A key fiscal distress indicator used by the Michigan Department of Treasury is population loss (Indicator 1).  This chart reveals that between 75 percent and 85 percent of Wayne County jurisdictions reported a population loss during the period 2006-2009, with a slight upward trend.  The percentage of jurisdictions in Oakland County reporting a population loss climbed about 10 percentage points from 2006 to 2008 to 58 percent, before declining slightly in 2009.  Macomb County fared best; around 30 percent of its jurisdictions reported a population loss during this period.

A glimpse at Detroit’s crime

Since 1987, the number of homicides annually in Detroit has trended downward from its most recent peak of 686 in 1987. For 2011, the 344 homicides recorded by police was an increase over the previous year (310 in 2010). Given the population decline occurring in the City of Detroit – from 951,270 in 2000 to an estimated 685,293 at the end of 2011 – the number of homicides for 2011 (344) translates into a homicide rate of over 50 per 100,000 residents.  Consequently, Detroit’s 2011 homicide rate is at its highest level since 2006 when there were 420 recorded murders.  The 2011 rate was nearly 10 times higher than the State of Michigan and national rates. The 344 Detroit homicides in 2011represent more than half (55%) of all homicides that occurred in the State of Michigan.

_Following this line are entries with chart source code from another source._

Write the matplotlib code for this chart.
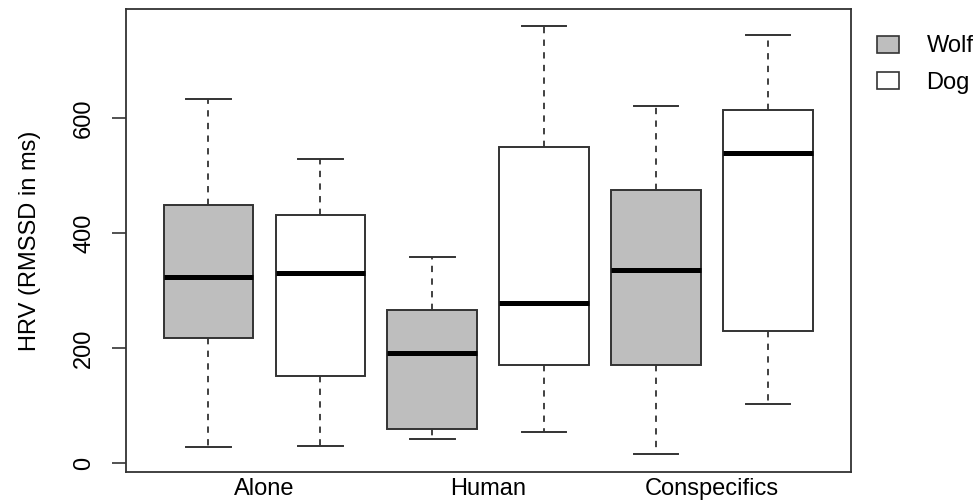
import matplotlib
matplotlib.use("Agg")
import matplotlib.pyplot as plt
from matplotlib.patches import Patch

plt.rcParams['font.family'] = ['Liberation Sans', 'DejaVu Sans']

# five-number summaries per box: Wolf/Dog for each condition
conditions = ["Alone", "Human", "Conspecifics"]
species = ["Wolf", "Dog"]
lower_whisker = [28, 29, 42, 53, 15, 102]
q1 = [217, 152, 59, 171, 170, 230]
median = [323, 330, 192, 279, 336, 539]
q3 = [449, 431, 266, 550, 474, 614]
upper_whisker = [633, 528, 359, 760, 621, 745]
fills = ["#bebebe", "white", "#bebebe", "white", "#bebebe", "white"]

stats = []
for i in range(len(median)):
    stats.append({"whislo": lower_whisker[i], "q1": q1[i], "med": median[i],
                  "q3": q3[i], "whishi": upper_whisker[i], "fliers": []})

fig = plt.figure(figsize=(9.74, 5.04), dpi=100)
ax = fig.add_axes([0.129, 0.0635, 0.7444, 0.9187])

edge = "#333333"
positions = list(range(1, len(stats) + 1))
bp = ax.bxp(stats, positions=positions, widths=0.8, patch_artist=True,
            showfliers=False,
            boxprops=dict(edgecolor=edge, linewidth=1.4),
            medianprops=dict(color="black", linewidth=3.6, solid_capstyle="butt"),
            whiskerprops=dict(color=edge, linewidth=1.3, linestyle=(0, (3.5, 3.5))),
            capprops=dict(color=edge, linewidth=1.4),
            capwidths=0.4)
for box, c in zip(bp["boxes"], fills):
    box.set_facecolor(c)

ax.set_xlim(0.26, 6.74)
ax.set_ylim(-15.7, 789.6)

ax.set_xticks([1.5, 3.5, 5.5])
ax.set_xticklabels(conditions, fontsize=17)
ax.tick_params(axis="x", length=0, pad=4.5)

ax.set_yticks([0, 200, 400, 600])
ax.set_yticklabels(["0", "200", "400", "600"], rotation=90, va="center", fontsize=17)
ax.tick_params(axis="y", length=10, width=1.2, color=edge, pad=12)

for s in ax.spines.values():
    s.set_color(edge)
    s.set_linewidth(1.3)

ax.set_ylabel("HRV (RMSSD in ms)", fontsize=17, labelpad=23)

handles = [Patch(facecolor="#bebebe", edgecolor=edge, linewidth=1.2),
           Patch(facecolor="white", edgecolor=edge, linewidth=1.2)]
fig.legend(handles, species, loc="upper left", bbox_to_anchor=(0.879, 0.972),
           frameon=False, fontsize=17, handlelength=0.93, handleheight=0.72,
           handletextpad=1.15, labelspacing=0.6)

fig.savefig("out.png", dpi=100)
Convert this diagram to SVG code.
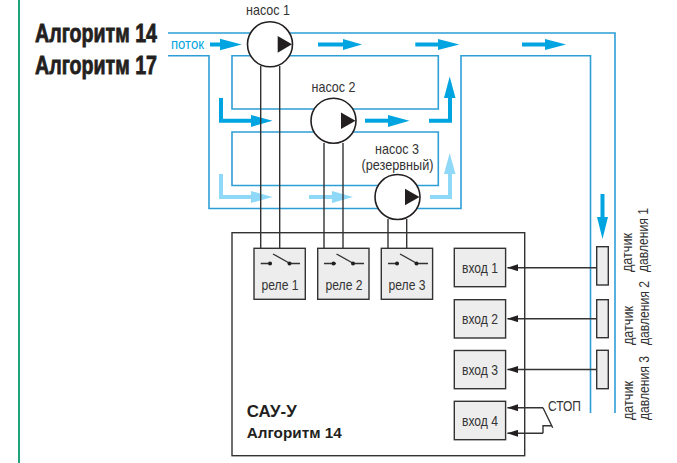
<svg xmlns="http://www.w3.org/2000/svg" width="677" height="463" viewBox="0 0 677 463">
<style>
text{font-family:"Liberation Sans",Arial,sans-serif;fill:#333}
.t{font-size:15px;text-anchor:middle}
.v{font-size:15px}
.title{font-size:25px;font-weight:bold;fill:#231f20;stroke:#231f20;stroke-width:.8}
.pipe{fill:none;stroke:#2e9fd6;stroke-width:1.6}
.wire{fill:none;stroke:#333;stroke-width:1.4}
.box{fill:#ededed;stroke:#333;stroke-width:1.4}
.pump{fill:#fff;stroke:#231f20;stroke-width:1.6}
.tri{fill:#231f20}
.d{fill:#00a4e0}
.l{fill:#8fd8f8}
.fd{fill:none;stroke:#00a4e0;stroke-width:4}
.fl{fill:none;stroke:#8fd8f8;stroke-width:4}
.dot{fill:#231f20}
</style>
<defs>
<marker id="ah" markerUnits="userSpaceOnUse" markerWidth="11" markerHeight="7" refX="10.5" refY="3.5" orient="auto"><path d="M0 0V7L11 3.5Z" fill="#231f20"/></marker>
</defs>
<rect x="18" y="0" width="2" height="463" fill="#1fa37a"/>
<g id="headings">
<text class="title" transform="translate(35 41.5) scale(.8 1)" textLength="152.5" lengthAdjust="spacingAndGlyphs">Алгоритм 14</text>
<text class="title" transform="translate(35 74) scale(.8 1)" textLength="152.5" lengthAdjust="spacingAndGlyphs">Алгоритм 17</text>
<text x="171" y="48.5" font-size="14" style="fill:#00a4e0" textLength="33" lengthAdjust="spacingAndGlyphs">поток</text>
</g>
<g id="connectors">
<g id="pipes">
<path class="pipe" d="M168 33H615V413"/>
<path class="pipe" d="M168 55.7H209V208.5H461V55.7H590.5V413"/>
<path class="pipe" d="M332 109H232V55.7H438.3V109H340"/>
<path class="pipe" d="M332 132H232V185.5H438.3V132H340"/>
</g>
<g id="flow">
<path class="d" d="M210 42.5H220V38.8L241.7 44.5L220 50.2V46.5H210Z"/>
<path class="d" d="M318 42.5H343V39L362 44.5L343 50V46.5H318Z"/>
<path class="d" d="M415.3 42.5H438V39L459.3 44.5L438 50V46.5H415.3Z"/>
<path class="d" d="M522 42.5H545V39L566 44.5L545 50V46.5H522Z"/>
<path class="fd" d="M221 98V120.7H252"/>
<path class="d" d="M251 115V127L272.5 120.7Z"/>
<path class="fd" d="M365 120.7H390"/>
<path class="d" d="M388 115V127L409.5 120.7Z"/>
<path class="fd" d="M429 120.7H450V96"/>
<path class="d" d="M444 98H455.5L449.7 76.5Z"/>
<path class="fl" d="M221 174V197H252"/>
<path class="l" d="M251 191V203L272.5 197Z"/>
<path class="fl" d="M309 197H332"/>
<path class="l" d="M332 191V203L353 197Z"/>
<path class="fl" d="M430 197H450V172"/>
<path class="l" d="M444 174H455.5L449.7 153Z"/>
<path class="fd" d="M602.5 194V218"/>
<path class="d" d="M597 217H608L602.5 239Z"/>
</g>
<g id="wires">
<path class="wire" d="M260.7 66V263.5H272"/>
<path class="wire" d="M279.7 66V248.5"/>
<path class="wire" d="M324 143V263.5H336"/>
<path class="wire" d="M343 143V248.5"/>
<path class="wire" d="M388 219V263.5H399"/>
<path class="wire" d="M406.7 219V248.5"/>
<path class="wire" d="M596.7 267.7H507.5" marker-end="url(#ah)"/>
<path class="wire" d="M596.7 318.7H507.5" marker-end="url(#ah)"/>
<path class="wire" d="M596.7 369.5H507.5" marker-end="url(#ah)"/>
<path class="wire" d="M543 407.7H507.5" marker-end="url(#ah)"/>
<path class="wire" d="M543 433.3H507.5" marker-end="url(#ah)"/>
<path class="wire" d="M543 407.7L552.7 427.7M543 433.3V425.7H552"/>
</g>
</g>
<g id="cau"><rect x="232" y="232.7" width="292.7" height="223" fill="none" stroke="#333" stroke-width="1.4"/>
<text x="246.7" y="416.7" font-size="17" font-weight="bold" style="fill:#231f20" textLength="50" lengthAdjust="spacingAndGlyphs">САУ-У</text>
<text x="246.7" y="438" font-size="14.5" font-weight="bold" style="fill:#231f20" textLength="95" lengthAdjust="spacingAndGlyphs">Алгоритм 14</text>
</g>
<g id="pump1"><circle class="pump" cx="270" cy="44.3" r="22.5"/><path class="tri" d="M277.7 36V52.7L292 44.3Z"/><text class="t" x="268" y="15" textLength="44" lengthAdjust="spacingAndGlyphs">насос 1</text></g>
<g id="pump2"><circle class="pump" cx="333.5" cy="120.7" r="22.5"/><path class="tri" d="M341 112.5V129L355.5 120.7Z"/><text class="t" x="333.5" y="92" textLength="44" lengthAdjust="spacingAndGlyphs">насос 2</text></g>
<g id="pump3"><circle class="pump" cx="397.5" cy="197" r="22.5"/><path class="tri" d="M405 188.7V205.3L419.5 197Z"/><text class="t" x="397" y="154" textLength="44" lengthAdjust="spacingAndGlyphs">насос 3</text><text class="t" x="397.5" y="169.5" textLength="72" lengthAdjust="spacingAndGlyphs">(резервный)</text></g>
<g id="relay1"><rect class="box" x="254" y="248.3" width="51.3" height="51"/><path class="wire" d="M260.7 263.5H272M289 263.5H300M273 254L290 263.5"/><circle class="dot" cx="270" cy="263.5" r="2"/><circle class="dot" cx="289.5" cy="263.5" r="2"/><text class="t" x="280" y="290" textLength="37" lengthAdjust="spacingAndGlyphs">реле 1</text></g>
<g id="relay2"><rect class="box" x="317.7" y="248.3" width="51.3" height="51"/><path class="wire" d="M324 263.5H336M353 263.5H364M336.5 254L353.5 263.5"/><circle class="dot" cx="333.5" cy="263.5" r="2"/><circle class="dot" cx="353" cy="263.5" r="2"/><text class="t" x="344" y="290" textLength="37" lengthAdjust="spacingAndGlyphs">реле 2</text></g>
<g id="relay3"><rect class="box" x="381.3" y="248.3" width="51.3" height="51"/><path class="wire" d="M388 263.5H399M416 263.5H428M400 254L417 263.5"/><circle class="dot" cx="397" cy="263.5" r="2"/><circle class="dot" cx="416.5" cy="263.5" r="2"/><text class="t" x="407" y="290" textLength="37" lengthAdjust="spacingAndGlyphs">реле 3</text></g>
<g id="in1"><rect class="box" x="454.3" y="248.3" width="51.3" height="38.4"/><text class="t" x="480" y="273" textLength="36" lengthAdjust="spacingAndGlyphs">вход 1</text></g>
<g id="in2"><rect class="box" x="454.3" y="299.7" width="51.3" height="38.3"/><text class="t" x="480" y="324" textLength="36" lengthAdjust="spacingAndGlyphs">вход 2</text></g>
<g id="in3"><rect class="box" x="454.3" y="350.5" width="51.3" height="38.2"/><text class="t" x="480" y="375" textLength="36" lengthAdjust="spacingAndGlyphs">вход 3</text></g>
<g id="in4"><rect class="box" x="454.3" y="401.3" width="51.3" height="38.4"/><text class="t" x="480" y="426" textLength="36" lengthAdjust="spacingAndGlyphs">вход 4</text></g>
<text class="t" x="564.5" y="411" textLength="33" lengthAdjust="spacingAndGlyphs">СТОП</text>
<g id="sensor1"><rect class="box" x="596.7" y="246.7" width="11.6" height="38.3"/>
<text class="v" transform="translate(632 272) rotate(-90)" textLength="39" lengthAdjust="spacingAndGlyphs">датчик</text>
<text class="v" transform="translate(648 272) rotate(-90)" textLength="64" lengthAdjust="spacingAndGlyphs">давления 1</text></g>
<g id="sensor2"><rect class="box" x="596.7" y="299.7" width="11.6" height="38"/>
<text class="v" transform="translate(633 345) rotate(-90)" textLength="39" lengthAdjust="spacingAndGlyphs">датчик</text>
<text class="v" transform="translate(649 345) rotate(-90)" textLength="64" lengthAdjust="spacingAndGlyphs">давления 2</text></g>
<g id="sensor3"><rect class="box" x="596.7" y="350.3" width="11.6" height="38.4"/>
<text class="v" transform="translate(633 420) rotate(-90)" textLength="39" lengthAdjust="spacingAndGlyphs">датчик</text>
<text class="v" transform="translate(649 420) rotate(-90)" textLength="64" lengthAdjust="spacingAndGlyphs">давления 3</text></g>
</svg>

The occurrence of robberies generally shows strong correspondence to the local unemployment rate.  In certain cases, such as in 1980 and 1992, the occurrence of robberies increased the year following an increase in unemployment.  However, in 2009, Detroit’s unemployment rate rose to 25 percent from 16 percent the year before. There were about 815 robberies that occurred in 2009 and in 2008 there about 830; this shows a decrease in robberies despite the large increase in unemployment.